Final answer:
Using Hess's Law and the given enthalpy change for the overall reaction, it is determined that the standard molar enthalpy of formation for NO(g) is +90 kJ/mol, since the entire enthalpy of the reaction can be attributed to the formation of NO(g) in the absence of any contribution from N2(g), which is zero for elements in their standard state.
Step-by-step explanation:
To determine the standard molar enthalpy of formation (ΔH°f) of NO(g), we can use Hess's Law, which states that the total enthalpy change for a chemical reaction is the same, regardless of the pathway taken. The given reaction is 2H2(g) + 2NO(g) → 2H2O(g) + N2(g) with ΔH = -664 kJ/mol. The enthalpy of formation for H2O(g) is given as -242 kJ/mol, so the formation of 2 moles of H2O(g) would contribute -2 * 242 kJ/mol = -484 kJ/mol to the reaction enthalpy.
Therefore, the formation of 2 moles of NO(g) and 1 mole of N2(g) must account for the difference between the total reaction enthalpy and the contribution from water. The difference is: -664 kJ/mol (total) - (-484 kJ/mol for water) = -180 kJ/mol.
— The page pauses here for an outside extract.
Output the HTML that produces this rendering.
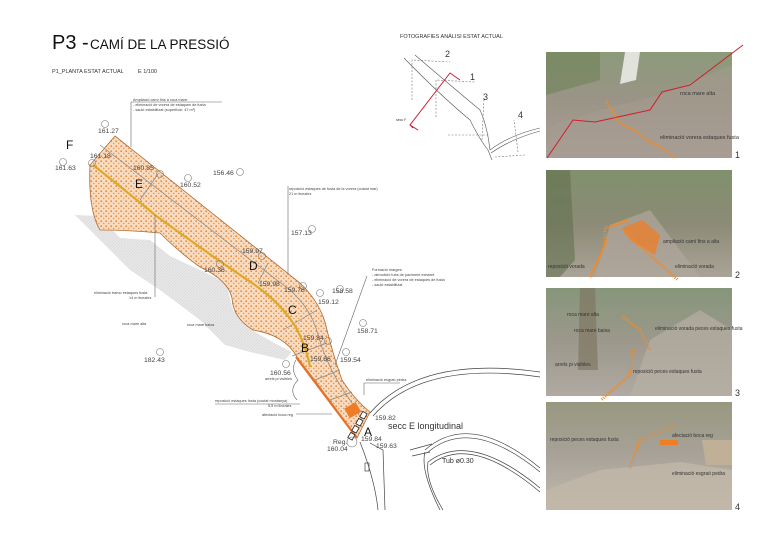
<!DOCTYPE html>
<html><head><meta charset="utf-8"><style>
html,body{margin:0;padding:0;background:#fff;}
body{width:780px;height:555px;overflow:hidden;font-family:"Liberation Sans",sans-serif;}
svg text{font-family:"Liberation Sans",sans-serif;}
</style></head><body>
<svg width="780" height="555" viewBox="0 0 780 555" xmlns="http://www.w3.org/2000/svg">
<defs>
<pattern id="dots" width="5" height="5" patternUnits="userSpaceOnUse">
<rect width="5" height="5" fill="#f9dcc0"/>
<circle cx="1.2" cy="1.2" r="0.9" fill="#e08a45"/>
<circle cx="3.7" cy="3.4" r="0.8" fill="#e59a5c"/>
</pattern>
<pattern id="hatch" width="3" height="3" patternUnits="userSpaceOnUse">
<rect width="3" height="3" fill="#e8e8e8"/><line x1="0" y1="3" x2="3" y2="0" stroke="#d6d6d6" stroke-width="0.6"/>
</pattern>
<linearGradient id="p1" x1="0" y1="0" x2="0" y2="1"><stop offset="0" stop-color="#8c9a7a"/><stop offset="0.45" stop-color="#9a9486"/><stop offset="1" stop-color="#a89f96"/></linearGradient>
<linearGradient id="p2" x1="0" y1="0" x2="0" y2="1"><stop offset="0" stop-color="#80906c"/><stop offset="0.5" stop-color="#8c8b76"/><stop offset="1" stop-color="#aaa398"/></linearGradient>
<linearGradient id="p3" x1="0" y1="0" x2="0" y2="1"><stop offset="0" stop-color="#86967a"/><stop offset="0.5" stop-color="#9c988c"/><stop offset="1" stop-color="#b0aaa2"/></linearGradient>
<linearGradient id="p4" x1="0" y1="0" x2="0" y2="1"><stop offset="0" stop-color="#989880"/><stop offset="0.5" stop-color="#a8a298"/><stop offset="1" stop-color="#c0bab0"/></linearGradient>
</defs>

<text x="52" y="49" font-size="20" fill="#111">P3 - </text>
<text x="90" y="49" font-size="13.5" fill="#111">CAMÍ DE LA PRESSIÓ</text>
<text x="52" y="73" font-size="5.5" fill="#333">P1_PLANTA ESTAT ACTUAL</text>
<text x="138" y="73" font-size="5.5" fill="#333">E 1/100</text>

<path d="M75,215 L100,216 L120,238 L150,240 L170,256 L200,270 L226,283 L233,310 L255,332 L278,345 L292,352 L285,360 L250,352 L225,345 L200,320 L160,290 L130,270 L100,240 Z" fill="url(#hatch)"/>

<path d="M115,136 L300,283 Q318,300 325,322 Q333,355 342,380 Q355,400 370,412 L357,438 Q330,400 297,357 Q285,335 253,330 Q233,318 232,298 Q228,280 200,267 Q180,253 160,233 Q130,230 100,230 Q88,210 90,165 Z" fill="url(#dots)" stroke="#b26a2e" stroke-width="0.8"/>
<path d="M100,145 L290,290 Q312,310 318,335 Q328,370 350,400 L362,420" fill="none" stroke="#888" stroke-width="0.7"/>
<g stroke="#888" stroke-width="0.7">
<line x1="158" y1="174" x2="140" y2="200"/><line x1="268" y1="263" x2="258" y2="283"/>
<line x1="317" y1="310" x2="283" y2="330"/><line x1="327" y1="343" x2="292" y2="356"/>
<line x1="340" y1="370" x2="315" y2="380"/><line x1="352" y1="392" x2="330" y2="400"/>
</g>
<path d="M93,165 Q125,190 155,215 Q210,255 255,285 Q290,310 302,340 Q308,355 310,367" fill="none" stroke="#e0a825" stroke-width="2.2"/>
<path d="M296,357 L357,438" stroke="#e8702a" stroke-width="2.2"/>
<rect x="346" y="405" width="13" height="11" fill="#ef7d26" transform="rotate(-30 352 410)"/>
<g fill="#fff" stroke="#222" stroke-width="0.8">
<rect x="361" y="412" width="5" height="6" transform="rotate(30 363 415)"/>
<rect x="357" y="419" width="5" height="6" transform="rotate(30 359 422)"/>
<rect x="353" y="426" width="5" height="6" transform="rotate(30 355 429)"/>
<rect x="349" y="433" width="5" height="6" transform="rotate(30 351 436)"/>
</g>

<g fill="none" stroke="#444" stroke-width="0.7">
<path d="M370,413 Q420,355 540,372"/><path d="M373,416 Q422,360 540,377"/>
<path d="M370,443 L383,450 L385,510"/><path d="M360,442 Q375,480 378,510"/>
<path d="M425,450 Q470,410 540,468"/><path d="M427,453 Q470,415 540,472"/>
<path d="M428,462 Q470,430 540,488"/><path d="M430,465 Q470,433 540,492"/>
<path d="M425,452 Q420,470 440,510"/><path d="M428,462 Q425,480 443,510"/>
<path d="M410,450 L432,444 M412,456 L430,452"/>
<rect x="365" y="463" width="4" height="8"/>
</g>

<g fill="none" stroke="#777" stroke-width="0.6">
<circle cx="105" cy="124" r="3.5"/><circle cx="63" cy="162" r="3.5"/><circle cx="92" cy="163" r="3.5"/>
<circle cx="160" cy="174" r="3.5"/><circle cx="188" cy="178" r="3.5"/><circle cx="240" cy="172" r="3.5"/>
<circle cx="312" cy="229" r="3.5"/><circle cx="262" cy="256" r="3.5"/><circle cx="220" cy="264" r="3.5"/>
<circle cx="303" cy="286" r="3.5"/><circle cx="320" cy="293" r="3.5"/><circle cx="340" cy="289" r="3.5"/>
<circle cx="363" cy="323" r="3.5"/><circle cx="328" cy="341" r="3.5"/><circle cx="346" cy="352" r="3.5"/>
<circle cx="286" cy="364" r="3.5"/><circle cx="160" cy="352" r="3.5"/><circle cx="352" cy="442" r="5"/>
</g>
<g font-size="6.8" fill="#444">
<text x="98" y="133">161.27</text><text x="55" y="170">161.63</text><text x="90" y="158">161.18</text>
<text x="133" y="170">160.85</text><text x="180" y="187">160.52</text><text x="213" y="175">156.46</text>
<text x="291" y="235">157.13</text><text x="242" y="253">159.97</text><text x="204" y="272">160.36</text>
<text x="259" y="286">159.98</text><text x="284" y="292">159.76</text><text x="318" y="304">159.12</text>
<text x="332" y="293">158.58</text>
<text x="357" y="333">158.71</text><text x="303" y="340">159.84</text><text x="310" y="361">159.86</text>
<text x="340" y="362">159.54</text><text x="270" y="375">160.56</text><text x="144" y="362">182.43</text>
<text x="375" y="420">159.82</text><text x="361" y="441">159.84</text><text x="376" y="448">159.63</text>
<text x="333" y="444">Reg.</text><text x="327" y="451">160.04</text>
</g>
<g font-size="12" fill="#111">
<text x="66" y="149">F</text><text x="135" y="188">E</text><text x="249" y="270">D</text>
<text x="288" y="314">C</text><text x="301" y="352">B</text><text x="364" y="436">A</text>
</g>
<text x="388" y="429" font-size="9" fill="#333">secc E longitudinal</text>
<text x="442" y="463" font-size="7" fill="#333">Tub  ø0.30</text>

<g fill="none" stroke="#666" stroke-width="0.6">
<path d="M131,147 L131,102 L222,102"/>
<path d="M288,275 L288,186"/>
<path d="M155,215 L155,297"/>
<path d="M367,276 L335,365"/>
<path d="M364,395 L364,383 L400,383"/>
<path d="M215,404 L300,404"/>
<path d="M296,414 L332,414"/>
<path d="M296,360 Q290,370 298,380 Q288,390 297,400"/>
</g>
<g font-size="3.8" fill="#444">
<text x="133" y="101">Ampliació camí fins a roca mare:</text>
<text x="133" y="106">- eliminació de vorera de estaques de fusta</text>
<text x="133" y="111">- sauló estabilitzat (superfície: 47 m²)</text>
<text x="289" y="190">reposició estaques de fusta de la vorera (costat mar)</text>
<text x="289" y="195">21 m lineales</text>
<text x="94" y="294">eliminació tramo estaques fusta</text>
<text x="129" y="299">14 m lineales</text>
<text x="122" y="325">roca mare alta</text><text x="187" y="326">roca mare baixa</text>
<text x="372" y="271">Formació marges:</text>
<text x="372" y="276">- demolició tubs de paviment existent</text>
<text x="372" y="281">- eliminació de vorera de estaques de fusta</text>
<text x="372" y="286">- sauló estabilitzat</text>
<text x="366" y="381">eliminació esgraó pedra</text>
<text x="265" y="380">arrels pi visibles</text>
<text x="215" y="402">reposició estaques fusta (costat montanya)</text>
<text x="268" y="407">5,5 m lineales</text>
<text x="262" y="416">afectació boca reg</text>
</g>

<text x="400" y="38" font-size="5.5" fill="#333">FOTOGRAFIES ANÀLISI  ESTAT ACTUAL</text>
<g fill="none" stroke="#555" stroke-width="0.6">
<path d="M404,58 Q440,95 470,120 Q480,140 488,150 L492,160"/>
<path d="M415,55 Q450,85 480,110 Q487,125 490,150"/>
<path d="M490,150 Q510,135 540,128"/><path d="M491,153 Q511,139 540,131"/>
</g>
<g fill="none" stroke="#777" stroke-width="0.6" stroke-dasharray="2,1.5">
<path d="M412,100 L412,60 L450,62"/><path d="M436,117 L436,80 L475,82"/>
<path d="M482,140 L484,98"/><path d="M448,135 L490,135"/><path d="M518,152 L514,120"/><path d="M495,157 L525,155"/>
</g>
<path d="M413,128 L410,125 L450,73 L460,80" fill="none" stroke="#cc2030" stroke-width="1"/>
<path d="M410,125 L418,130" stroke="#cc2030" stroke-width="1"/>
<g font-size="9" fill="#333"><text x="445" y="57">2</text><text x="470" y="80">1</text><text x="483" y="100">3</text><text x="518" y="118">4</text></g>
<text x="396" y="121" font-size="3.5" fill="#333">secc F</text>

<rect x="546" y="52" width="186" height="106" fill="url(#p1)"/>
<path d="M546,52 L600,52 L600,80 L546,95 Z" fill="#6f8258" opacity="0.6"/>
<path d="M625,52 L640,52 L636,80 L620,84 Z" fill="#eeeeec" opacity="0.85"/>
<path d="M546,158 L552,125 L600,110 L660,95 L732,65 L732,158 Z" fill="#a89c92" opacity="0.5"/>
<path d="M547,158 L573,120 L595,122 L650,110 L662,92 L690,85 L743,45" fill="none" stroke="#d0202a" stroke-width="1"/>
<path d="M606,101 L617,120 L675,157" fill="none" stroke="#f08a2a" stroke-width="3" stroke-dasharray="1,1.2"/>
<text x="680" y="95" font-size="5.5" fill="#333">roca mare alta</text>
<text x="660" y="139" font-size="5.5" fill="#333">eliminació vorera estaques fusta</text>

<rect x="546" y="170" width="186" height="107" fill="url(#p2)"/>
<path d="M546,170 L570,170 L575,260 L560,277 L546,277 Z" fill="#5f6e4a" opacity="0.55"/>
<path d="M595,277 L610,225 L650,210 L700,277 Z" fill="#b0a69c" opacity="0.7"/>
<path d="M590,277 L605,245 L605,228 L630,220" fill="none" stroke="#f08a2a" stroke-width="3" stroke-dasharray="1,1.2"/>
<path d="M622,228 L642,220 L660,235 L655,255 L630,240 Z" fill="#ef7d26" opacity="0.75"/>
<path d="M624,232 L650,255 L678,280" fill="none" stroke="#f08a2a" stroke-width="3" stroke-dasharray="1,1.2"/>
<text x="663" y="243" font-size="5" fill="#333">ampliació camí fins a alta</text>
<text x="548" y="268" font-size="5" fill="#333">reposició vorada</text>
<text x="675" y="268" font-size="5" fill="#333">eliminació vorada</text>

<rect x="546" y="288" width="186" height="108" fill="url(#p3)"/>
<path d="M580,288 L595,288 L598,370 L578,370 Z" fill="#7e7560" opacity="0.65"/>
<path d="M630,396 L650,340 L700,310 L732,330 L732,396 Z" fill="#b6afa4" opacity="0.7"/>
<path d="M622,316 L640,330 L650,350" fill="none" stroke="#f08a2a" stroke-width="3" stroke-dasharray="1,1.2"/>
<path d="M633,350 L630,375 L601,400" fill="none" stroke="#f08a2a" stroke-width="3" stroke-dasharray="1,1.2"/>
<text x="567" y="316" font-size="5" fill="#333">roca mare alta</text>
<text x="574" y="332" font-size="5" fill="#333">roca mare baixa</text>
<text x="555" y="366" font-size="5" fill="#333">arrels pi visibles</text>
<text x="633" y="373" font-size="5" fill="#333">reposició peces estaques fusta</text>
<text x="655" y="330" font-size="5" fill="#333">eliminació vorada peces estaques fusta</text>

<rect x="546" y="402" width="186" height="108" fill="url(#p4)"/>
<path d="M546,490 L600,470 L680,462 L732,470 L732,510 L546,510 Z" fill="#c2b8a8" opacity="0.8"/>
<path d="M702,440 L732,440 L732,465 L706,465 Z" fill="#c0b098"/>
<path d="M630,468 L640,440 L675,425" fill="none" stroke="#f08a2a" stroke-width="3" stroke-dasharray="1,1.2"/>
<rect x="660" y="440" width="18" height="5" fill="#ef7d26"/>
<text x="550" y="441" font-size="5" fill="#333">reposició peces estaques fusta</text>
<text x="672" y="437" font-size="5" fill="#333">afectació boca reg</text>
<text x="672" y="475" font-size="5" fill="#333">eliminació esgraó pedra</text>

<g font-size="9" fill="#333"><text x="735" y="158">1</text><text x="735" y="278">2</text><text x="735" y="396">3</text><text x="735" y="510">4</text></g>
</svg>
</body></html>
Because we are dealing with 2 moles of NO(g), the enthalpy of formation of 1 mole of NO(g) is half of the difference, which is -180 kJ / 2 = -90 kJ/mol. However, the standard enthalpy of formation of elements in their standard state (like N2(g)) is zero, so all of the -180 kJ/mol is due to NO(g). Since the question asks for the heat of formation and does not specify the sign, the correct answer is 90 kJ/mol.